How Odoo Fixes This by Design (Not by Discipline)
Odoo is fundamentally different because CRM does not end at “Won”.
In a properly implemented Odoo setup:
- opportunities convert into quotations
- quotations convert into invoices
- invoices trigger GST logic automatically
Sales numbers don’t live in isolation.
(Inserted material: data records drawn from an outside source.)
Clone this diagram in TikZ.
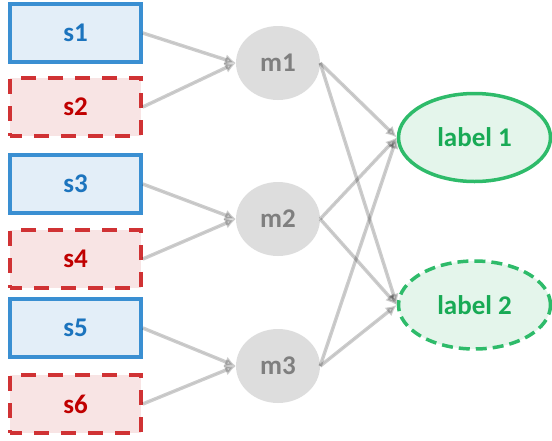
\documentclass[tikz,border=0pt]{standalone}
\usepackage{fontspec}
\setmainfont{Carlito}
\usetikzlibrary{shapes.geometric,arrows.meta}
\definecolor{bluebd}{HTML}{3A8FD2}
\definecolor{bluefill}{HTML}{E3EEF8}
\definecolor{bluetxt}{HTML}{1C74BE}
\definecolor{redbd}{HTML}{D03234}
\definecolor{redfill}{HTML}{F8E4E4}
\definecolor{redtxt}{HTML}{C00000}
\definecolor{midfill}{HTML}{DDDDDD}
\definecolor{midtxt}{HTML}{7F7F7F}
\definecolor{greenbd}{HTML}{2EBB6A}
\definecolor{greenfill}{HTML}{E4F5EB}
\definecolor{greentxt}{HTML}{18AA55}
\tikzset{
  srcbox/.style={rectangle, minimum width=131pt, minimum height=58pt, inner sep=0pt,
    font=\fontsize{27}{30}\selectfont\bfseries},
  solidsrc/.style={srcbox, draw=bluebd, fill=bluefill, line width=3.5pt, text=bluetxt},
  dashsrc/.style={srcbox, draw=redbd, fill=redfill, line width=3.5pt, text=redtxt,
    dash pattern=on 15pt off 12pt, dash phase=3pt},
  midnode/.style={ellipse, minimum width=84pt, minimum height=74pt, inner sep=0pt,
    fill=midfill, text=midtxt, font=\fontsize{27}{30}\selectfont\bfseries},
  lab/.style={ellipse, minimum width=152pt, minimum height=88pt, inner sep=0pt,
    draw=greenbd, fill=greenfill, line width=3.5pt, text=greentxt,
    font=\fontsize{27}{30}\selectfont\bfseries},
  labdash/.style={lab, dash pattern=on 11pt off 6pt},
  conn/.style={draw=black, fill=black, opacity=0.2, line width=3.5pt,
    -{Latex[length=11pt,width=11pt]}},
}
\begin{document}
\begin{tikzpicture}[x=1pt,y=-1pt]
\useasboundingbox (0,0) rectangle (552,440);
\node[solidsrc] (s1) at (75.5,33) {s1};
\node[dashsrc]  (s2) at (75.5,107) {s2};
\node[solidsrc] (s3) at (75.5,184) {s3};
\node[dashsrc]  (s4) at (75.5,259) {s4};
\node[solidsrc] (s5) at (75.5,328) {s5};
\node[dashsrc]  (s6) at (75.5,404) {s6};
\node[midnode] (m1) at (278,63) {m1};
\node[midnode] (m2) at (278,219) {m2};
\node[midnode] (m3) at (278,366) {m3};
\node[lab] (l1) at (474.5,137.5) {label 1};
\node[labdash] (l2) at (474.5,305) {label 2};
\draw[conn] (s1.east) -- (m1.west);
\draw[conn] (s2.east) -- (m1.west);
\draw[conn] (s3.east) -- (m2.west);
\draw[conn] (s4.east) -- (m2.west);
\draw[conn] (s5.east) -- (m3.west);
\draw[conn] (s6.east) -- (m3.west);
\draw[conn] (m1.east) -- (l1.west);
\draw[conn] (m1.east) -- (l2.west);
\draw[conn] (m2.east) -- (l1.west);
\draw[conn] (m2.east) -- (l2.west);
\draw[conn] (m3.east) -- (l1.west);
\draw[conn] (m3.east) -- (l2.west);
\end{tikzpicture}
\end{document}
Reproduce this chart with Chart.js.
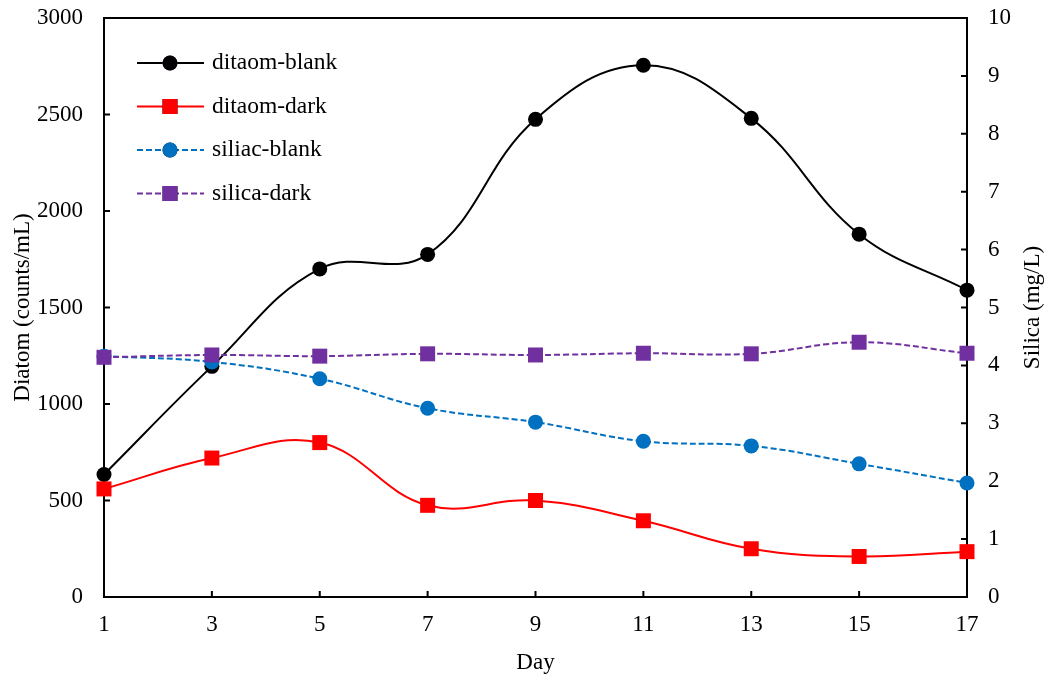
<!DOCTYPE html>
<html><head><meta charset="utf-8">
<script src="https://cdn.jsdelivr.net/npm/chart.js@4/dist/chart.umd.min.js"></script>
<style>html,body{margin:0;padding:0;background:#fff}#wrap{width:1049px;height:678px;position:relative}</style>
</head><body><div id="wrap"><canvas id="c"></canvas></div>
<script>
const days = ['1','3','5','7','9','11','13','15','17'];
const diatomBlank = [635,1195,1700,1775,2475,2755,2480,1880,1590];
const diatomDark = [560,720,800,475,500,395,250,210,235];
const silicaBlank = [4.16,4.06,3.77,3.26,3.02,2.69,2.61,2.30,1.97];
const silicaDark = [4.14,4.18,4.16,4.20,4.18,4.21,4.20,4.40,4.21];
const seriesNames = ['ditaom-blank','ditaom-dark','siliac-blank','silica-dark'];
const seriesColors = ['#000000','#FF0000','#0070C0','#7030A0'];
const leftAxis = {min:0, max:3000, step:500, title:'Diatom (counts/mL)'};
const rightAxis = {min:0, max:10, step:1, title:'Silica (mg/L)'};
const xTitle = 'Day';

const FONT = 'Liberation Serif, Times New Roman, serif';
Chart.defaults.font.family = FONT;
Chart.defaults.font.size = 23;
Chart.defaults.color = '#000';

const styles = [
  {style:'circle', radius:7.5, dash:[], axis:'y'},
  {style:'rect', radius:10.6, dash:[], axis:'y'},
  {style:'circle', radius:7.5, dash:[6,3], axis:'y1'},
  {style:'rect', radius:10.6, dash:[6,3], axis:'y1'}
];
const seriesData = [diatomBlank, diatomDark, silicaBlank, silicaDark];

const datasets = seriesData.map((d,i)=>({
  label: seriesNames[i], data: d, yAxisID: styles[i].axis,
  borderColor: seriesColors[i], backgroundColor: seriesColors[i],
  pointBackgroundColor: seriesColors[i], pointBorderWidth: 0,
  pointStyle: styles[i].style, pointRadius: styles[i].radius, pointHoverRadius: styles[i].radius,
  borderWidth: 2, borderDash: styles[i].dash, tension: 0.4, clip: false,
  order: 4 - i
}));

const frame = {
  id: 'frame',
  beforeDatasetsDraw(chart) {
    const ctx = chart.ctx, a = chart.chartArea;
    const x = chart.scales.x, y = chart.scales.y, y1 = chart.scales.y1;
    ctx.save();
    ctx.strokeStyle = '#000';
    ctx.lineWidth = 2;
    ctx.strokeRect(a.left, a.top, a.right - a.left, a.bottom - a.top);
    ctx.beginPath();
    const tl = 6;
    y.ticks.forEach(t => { const p = y.getPixelForValue(t.value); ctx.moveTo(a.left, p); ctx.lineTo(a.left + tl, p); });
    y1.ticks.forEach(t => { const p = y1.getPixelForValue(t.value); ctx.moveTo(a.right, p); ctx.lineTo(a.right - tl, p); });
    x.ticks.forEach((t,i) => { const p = x.getPixelForTick(i); ctx.moveTo(p, a.bottom); ctx.lineTo(p, a.bottom - tl); });
    ctx.stroke();
    // right axis title, reading bottom-to-top
    ctx.fillStyle = '#000';
    ctx.font = '23px ' + FONT;
    ctx.textAlign = 'center'; ctx.textBaseline = 'middle';
    ctx.translate(y1.right - 16, (a.top + a.bottom) / 2);
    ctx.rotate(-Math.PI / 2);
    ctx.fillText(rightAxis.title, 0, 0);
    ctx.restore();
  },
  afterDraw(chart) {
    const ctx = chart.ctx, a = chart.chartArea;
    const x0 = a.left + 33, x1 = a.left + 100, mx = a.left + 66, tx = a.left + 108;
    ctx.save();
    seriesNames.forEach((name,i) => {
      const yy = a.top + 45 + i * 43.5;
      ctx.strokeStyle = seriesColors[i];
      ctx.lineWidth = 2;
      ctx.setLineDash(styles[i].dash);
      ctx.beginPath(); ctx.moveTo(x0, yy); ctx.lineTo(x1, yy); ctx.stroke();
      ctx.setLineDash([]);
      Chart.helpers.drawPoint(ctx, {pointStyle: styles[i].style, radius: styles[i].radius, borderWidth: 0}, mx, yy);
      ctx.fillStyle = seriesColors[i];
      ctx.fill();
      ctx.fillStyle = '#000';
      ctx.font = '23.5px ' + FONT;
      ctx.textAlign = 'left'; ctx.textBaseline = 'middle';
      ctx.fillText(name, tx, yy);
    });
    ctx.restore();
  }
};

function fitY(w) {
  return s => { s.width = w; s.paddingTop = 0; s.paddingBottom = 0; };
}

new Chart(document.getElementById('c'), {
  type: 'line',
  data: { labels: days, datasets },
  options: {
    responsive: true, maintainAspectRatio: false, animation: false,
    layout: { padding: { top: 18, left: 0, right: 0, bottom: 0 } },
    plugins: { legend: { display: false }, tooltip: { enabled: false } },
    scales: {
      x: {
        type: 'category', offset: false,
        grid: { display: false, drawTicks: false }, border: { display: false },
        ticks: { padding: 14, maxRotation: 0, autoSkip: false },
        title: { display: true, text: xTitle, padding: { top: 0, bottom: 1 } },
        afterFit(s) { s.height = 81; s.paddingLeft = 0; s.paddingRight = 0; }
      },
      y: {
        position: 'left', min: leftAxis.min, max: leftAxis.max,
        grid: { display: false, drawTicks: false }, border: { display: false },
        ticks: { stepSize: leftAxis.step, padding: 21, callback: v => String(v) },
        title: { display: true, text: leftAxis.title, padding: { top: 9, bottom: 0 } },
        afterFit: fitY(104)
      },
      y1: {
        position: 'right', min: rightAxis.min, max: rightAxis.max,
        grid: { display: false, drawTicks: false }, border: { display: false },
        ticks: { stepSize: rightAxis.step, padding: 21, callback: v => String(v) },
        title: { display: false, text: rightAxis.title },
        afterFit: fitY(82)
      }
    }
  },
  plugins: [frame]
});
</script>
</body></html>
They flow into accounting.
This means:
- revenue in CRM is invoice-backed
- GST implications are visible early
- founders see one version of truth
Sales teams don’t lose flexibility, they gain accountability.
What This Looks Like Inside a Real Business
In businesses where Odoo CRM and Accounting are tightly integrated:
- Sales executives know an opportunity isn’t “real” until invoicing is smooth
- GST-related blockers surface before deals are celebrated
- Founders can trace cash issues back to specific sales decisions
- Forecasts reflect invoice-ready revenue, not verbal commitments
The conversation shifts from:
“Why didn’t money come?”
to:
“Why is this deal stuck — and who needs to act?”
That’s operational clarity.
Why Implementation Quality Decides Everything
Odoo does not magically align CRM and GST.
If CRM stages are designed casually, or invoicing workflows are bolted on later, the same disconnect reappears, just inside a bigger system.
Experienced partners design:
- CRM stages that mirror financial readiness
- GST-aware quotation flows
- clear handoffs between sales and accounts
Without this, Odoo becomes an expensive CRM + accounting combo, not an integrated system.
The Real ROI of Connecting CRM, Invoicing, and GST
Businesses that unify CRM with invoicing and GST experience:
- realistic sales reporting
- fewer invoice disputes
- faster billing cycles
- cleaner GST compliance
- improved cash predictability
Most importantly, founders stop arguing with numbers.
When sales and finance tell the same story, leadership decisions become calme, and better.
Final Takeaway
If your CRM shows growth but your cash flow disagrees, the problem is not your sales team.
It’s the gap between intent and execution.
CRM should not measure what customers said.
It should measure what the business can bill compliantly.
Odoo makes this possible, when CRM, invoicing, and GST are designed as one flow.